DIRECTION ▸ Leave out the pictures and repeat the data exactly.

PROVIDED MATERIAL ▸
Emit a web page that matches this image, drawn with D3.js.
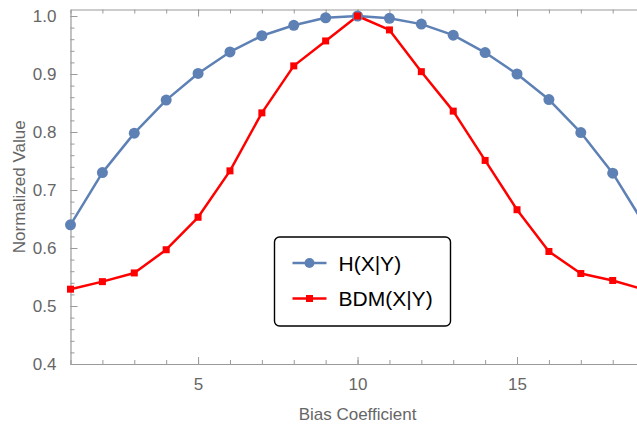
<!DOCTYPE html>
<html>
<head>
<meta charset="utf-8">
<script src="https://cdn.jsdelivr.net/npm/d3@7"></script>
<style>
  html, body { margin: 0; padding: 0; background: #fff; overflow: hidden; }
  svg { display: block; font-family: "Liberation Sans", Arial, sans-serif; }
</style>
</head>
<body>
<svg id="chart" width="637" height="425"></svg>
<script>
// Bias coefficients 1..19
const biasCoefficients = [1, 2, 3, 4, 5, 6, 7, 8, 9, 10, 11, 12, 13, 14, 15, 16, 17, 18, 19];
// Normalized conditional entropy H(X|Y)
const hValues = [0.640, 0.730, 0.798, 0.855, 0.901, 0.938, 0.966, 0.984, 0.997, 1.000,
                 0.996, 0.986, 0.967, 0.937, 0.900, 0.856, 0.799, 0.729, 0.640];
// Normalized BDM(X|Y)
const bdmValues = [0.529, 0.542, 0.557, 0.597, 0.653, 0.733, 0.833, 0.914, 0.957, 1.000,
                   0.976, 0.904, 0.836, 0.751, 0.666, 0.594, 0.556, 0.544, 0.528];
const seriesNames = ["H(X|Y)", "BDM(X|Y)"];
const yTickLabels = [0.4, 0.5, 0.6, 0.7, 0.8, 0.9, 1.0];
const xTickLabels = [5, 10, 15];
const xAxisTitle = "Bias Coefficient";
const yAxisTitle = "Normalized Value";

const svg = d3.select("#chart");
const plotLeft = 70.5, plotRight = 644.6, plotTop = 9.5, plotBottom = 364;
const axisColor = "#9a9a9a", labelColor = "#666666";
const blue = "#5E81B5", red = "#FF0000";

const x = d3.scaleLinear().domain([1, 19]).range([plotLeft, plotRight]);
const y = d3.scaleLinear().domain([0.4, 1.0]).range([plotBottom, plotBottom - 6 * 58]);
const yTop = y.invert(plotTop);

// Frame: bottom, left and top edges with inward ticks
const minorX = d3.range(1, 20);
const minorY = d3.range(0.4, yTop, 0.02).map(v => +v.toFixed(2));

function styleAxis(g) {
  g.select(".domain").attr("stroke", axisColor).attr("stroke-width", 1.2);
  g.selectAll(".tick line").attr("stroke", axisColor).attr("stroke-width", 1);
  g.selectAll(".tick text").attr("fill", labelColor).style("font-size", "17px");
}

// Bottom axis: minor ticks, then major labelled ticks
svg.append("g").attr("transform", `translate(0,${plotBottom})`)
  .call(d3.axisBottom(x).tickValues(minorX).tickSize(-4).tickSizeOuter(0).tickFormat(""))
  .call(styleAxis);
svg.append("g").attr("transform", `translate(0,${plotBottom})`)
  .call(d3.axisBottom(x).tickValues(xTickLabels).tickSize(-7).tickSizeOuter(0).tickPadding(14))
  .call(g => g.select(".domain").remove())
  .call(styleAxis);

// Top frame edge
svg.append("g").attr("transform", `translate(0,${plotTop})`)
  .call(d3.axisTop(x).tickValues(minorX).tickSize(-4).tickSizeOuter(0).tickFormat(""))
  .call(styleAxis);
svg.append("g").attr("transform", `translate(0,${plotTop})`)
  .call(d3.axisTop(x).tickValues(xTickLabels).tickSize(-7).tickSizeOuter(0).tickFormat(""))
  .call(g => g.select(".domain").remove())
  .call(styleAxis);

// Left axis
const yScaleFull = y.copy().domain([0.4, yTop]).range([plotBottom, plotTop]);
svg.append("g").attr("transform", `translate(${plotLeft},0)`)
  .call(d3.axisLeft(yScaleFull).tickValues(minorY).tickSize(-4).tickSizeOuter(0).tickFormat(""))
  .call(styleAxis);
svg.append("g").attr("transform", `translate(${plotLeft},0)`)
  .call(d3.axisLeft(yScaleFull).tickValues(yTickLabels).tickSize(-7).tickSizeOuter(0)
    .tickPadding(14).tickFormat(d3.format(".1f")))
  .call(g => g.select(".domain").remove())
  .call(styleAxis);

// Axis titles
svg.append("text")
  .attr("x", (plotLeft + plotRight) / 2).attr("y", 420)
  .attr("text-anchor", "middle").attr("fill", labelColor)
  .style("font-size", "17px").text(xAxisTitle);
svg.append("text")
  .attr("transform", `translate(24.5,${(plotTop + plotBottom) / 2}) rotate(-90)`)
  .attr("text-anchor", "middle").attr("fill", labelColor)
  .style("font-size", "17px").text(yAxisTitle);

// Series
const line = d3.line().x((d, i) => x(biasCoefficients[i])).y(d => y(d));

svg.append("path").datum(hValues)
  .attr("fill", "none").attr("stroke", blue).attr("stroke-width", 2.5)
  .attr("stroke-linejoin", "round").attr("d", line);
svg.append("path").datum(bdmValues)
  .attr("fill", "none").attr("stroke", red).attr("stroke-width", 2.5)
  .attr("stroke-linejoin", "round").attr("d", line);

svg.append("g").selectAll("circle").data(hValues).join("circle")
  .attr("cx", (d, i) => x(biasCoefficients[i])).attr("cy", d => y(d))
  .attr("r", 5.5).attr("fill", blue);

const sq = 7;
svg.append("g").selectAll("rect").data(bdmValues).join("rect")
  .attr("x", (d, i) => x(biasCoefficients[i]) - sq / 2).attr("y", d => y(d) - sq / 2)
  .attr("width", sq).attr("height", sq).attr("fill", red);

// Legend
const legend = svg.append("g").attr("transform", "translate(274.5,237)");
legend.append("rect")
  .attr("width", 176).attr("height", 89).attr("rx", 5)
  .attr("fill", "#fff").attr("stroke", "#000").attr("stroke-width", 1.4);
const rows = [
  { name: seriesNames[0], color: blue, shape: "circle", dy: 26 },
  { name: seriesNames[1], color: red, shape: "square", dy: 61.5 }
];
rows.forEach(r => {
  const g = legend.append("g").attr("transform", `translate(0,${r.dy})`);
  g.append("line").attr("x1", 18).attr("x2", 52).attr("stroke", r.color).attr("stroke-width", 2.5);
  if (r.shape === "circle") {
    g.append("circle").attr("cx", 35).attr("r", 5).attr("fill", r.color);
  } else {
    g.append("rect").attr("x", 35 - 3.5).attr("y", -3.5).attr("width", 7).attr("height", 7).attr("fill", r.color);
  }
  g.append("text").attr("x", 64).attr("dy", "0.36em")
    .attr("fill", "#000").style("font-size", "21px").text(r.name);
});
</script>
</body>
</html>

REPLY ▸
Emit a web page that matches this image, drawn with D3.js.
<!DOCTYPE html>
<html>
<head>
<meta charset="utf-8">
<script src="https://cdn.jsdelivr.net/npm/d3@7"></script>
<style>
  html, body { margin: 0; padding: 0; background: #fff; overflow: hidden; }
  svg { display: block; font-family: "Liberation Sans", Arial, sans-serif; }
</style>
</head>
<body>
<svg id="chart" width="637" height="425"></svg>
<script>
// Bias coefficients 1..19
const biasCoefficients = [1, 2, 3, 4, 5, 6, 7, 8, 9, 10, 11, 12, 13, 14, 15, 16, 17, 18, 19];
// Normalized conditional entropy H(X|Y)
const hValues = [0.640, 0.730, 0.798, 0.855, 0.901, 0.938, 0.966, 0.984, 0.997, 1.000,
                 0.996, 0.986, 0.967, 0.937, 0.900, 0.856, 0.799, 0.729, 0.640];
// Normalized BDM(X|Y)
const bdmValues = [0.529, 0.542, 0.557, 0.597, 0.653, 0.733, 0.833, 0.914, 0.957, 1.000,
                   0.976, 0.904, 0.836, 0.751, 0.666, 0.594, 0.556, 0.544, 0.528];
const seriesNames = ["H(X|Y)", "BDM(X|Y)"];
const yTickLabels = [0.4, 0.5, 0.6, 0.7, 0.8, 0.9, 1.0];
const xTickLabels = [5, 10, 15];
const xAxisTitle = "Bias Coefficient";
const yAxisTitle = "Normalized Value";

const svg = d3.select("#chart");
const plotLeft = 70.5, plotRight = 644.6, plotTop = 9.5, plotBottom = 364;
const axisColor = "#9a9a9a", labelColor = "#666666";
const blue = "#5E81B5", red = "#FF0000";

const x = d3.scaleLinear().domain([1, 19]).range([plotLeft, plotRight]);
const y = d3.scaleLinear().domain([0.4, 1.0]).range([plotBottom, plotBottom - 6 * 58]);
const yTop = y.invert(plotTop);

// Frame: bottom, left and top edges with inward ticks
const minorX = d3.range(1, 20);
const minorY = d3.range(0.4, yTop, 0.02).map(v => +v.toFixed(2));

function styleAxis(g) {
  g.select(".domain").attr("stroke", axisColor).attr("stroke-width", 1.2);
  g.selectAll(".tick line").attr("stroke", axisColor).attr("stroke-width", 1);
  g.selectAll(".tick text").attr("fill", labelColor).style("font-size", "17px");
}

// Bottom axis: minor ticks, then major labelled ticks
svg.append("g").attr("transform", `translate(0,${plotBottom})`)
  .call(d3.axisBottom(x).tickValues(minorX).tickSize(-4).tickSizeOuter(0).tickFormat(""))
  .call(styleAxis);
svg.append("g").attr("transform", `translate(0,${plotBottom})`)
  .call(d3.axisBottom(x).tickValues(xTickLabels).tickSize(-7).tickSizeOuter(0).tickPadding(14))
  .call(g => g.select(".domain").remove())
  .call(styleAxis);

// Top frame edge
svg.append("g").attr("transform", `translate(0,${plotTop})`)
  .call(d3.axisTop(x).tickValues(minorX).tickSize(-4).tickSizeOuter(0).tickFormat(""))
  .call(styleAxis);
svg.append("g").attr("transform", `translate(0,${plotTop})`)
  .call(d3.axisTop(x).tickValues(xTickLabels).tickSize(-7).tickSizeOuter(0).tickFormat(""))
  .call(g => g.select(".domain").remove())
  .call(styleAxis);

// Left axis
const yScaleFull = y.copy().domain([0.4, yTop]).range([plotBottom, plotTop]);
svg.append("g").attr("transform", `translate(${plotLeft},0)`)
  .call(d3.axisLeft(yScaleFull).tickValues(minorY).tickSize(-4).tickSizeOuter(0).tickFormat(""))
  .call(styleAxis);
svg.append("g").attr("transform", `translate(${plotLeft},0)`)
  .call(d3.axisLeft(yScaleFull).tickValues(yTickLabels).tickSize(-7).tickSizeOuter(0)
    .tickPadding(14).tickFormat(d3.format(".1f")))
  .call(g => g.select(".domain").remove())
  .call(styleAxis);

// Axis titles
svg.append("text")
  .attr("x", (plotLeft + plotRight) / 2).attr("y", 420)
  .attr("text-anchor", "middle").attr("fill", labelColor)
  .style("font-size", "17px").text(xAxisTitle);
svg.append("text")
  .attr("transform", `translate(24.5,${(plotTop + plotBottom) / 2}) rotate(-90)`)
  .attr("text-anchor", "middle").attr("fill", labelColor)
  .style("font-size", "17px").text(yAxisTitle);

// Series
const line = d3.line().x((d, i) => x(biasCoefficients[i])).y(d => y(d));

svg.append("path").datum(hValues)
  .attr("fill", "none").attr("stroke", blue).attr("stroke-width", 2.5)
  .attr("stroke-linejoin", "round").attr("d", line);
svg.append("path").datum(bdmValues)
  .attr("fill", "none").attr("stroke", red).attr("stroke-width", 2.5)
  .attr("stroke-linejoin", "round").attr("d", line);

svg.append("g").selectAll("circle").data(hValues).join("circle")
  .attr("cx", (d, i) => x(biasCoefficients[i])).attr("cy", d => y(d))
  .attr("r", 5.5).attr("fill", blue);

const sq = 7;
svg.append("g").selectAll("rect").data(bdmValues).join("rect")
  .attr("x", (d, i) => x(biasCoefficients[i]) - sq / 2).attr("y", d => y(d) - sq / 2)
  .attr("width", sq).attr("height", sq).attr("fill", red);

// Legend
const legend = svg.append("g").attr("transform", "translate(274.5,237)");
legend.append("rect")
  .attr("width", 176).attr("height", 89).attr("rx", 5)
  .attr("fill", "#fff").attr("stroke", "#000").attr("stroke-width", 1.4);
const rows = [
  { name: seriesNames[0], color: blue, shape: "circle", dy: 26 },
  { name: seriesNames[1], color: red, shape: "square", dy: 61.5 }
];
rows.forEach(r => {
  const g = legend.append("g").attr("transform", `translate(0,${r.dy})`);
  g.append("line").attr("x1", 18).attr("x2", 52).attr("stroke", r.color).attr("stroke-width", 2.5);
  if (r.shape === "circle") {
    g.append("circle").attr("cx", 35).attr("r", 5).attr("fill", r.color);
  } else {
    g.append("rect").attr("x", 35 - 3.5).attr("y", -3.5).attr("width", 7).attr("height", 7).attr("fill", r.color);
  }
  g.append("text").attr("x", 64).attr("dy", "0.36em")
    .attr("fill", "#000").style("font-size", "21px").text(r.name);
});
</script>
</body>
</html>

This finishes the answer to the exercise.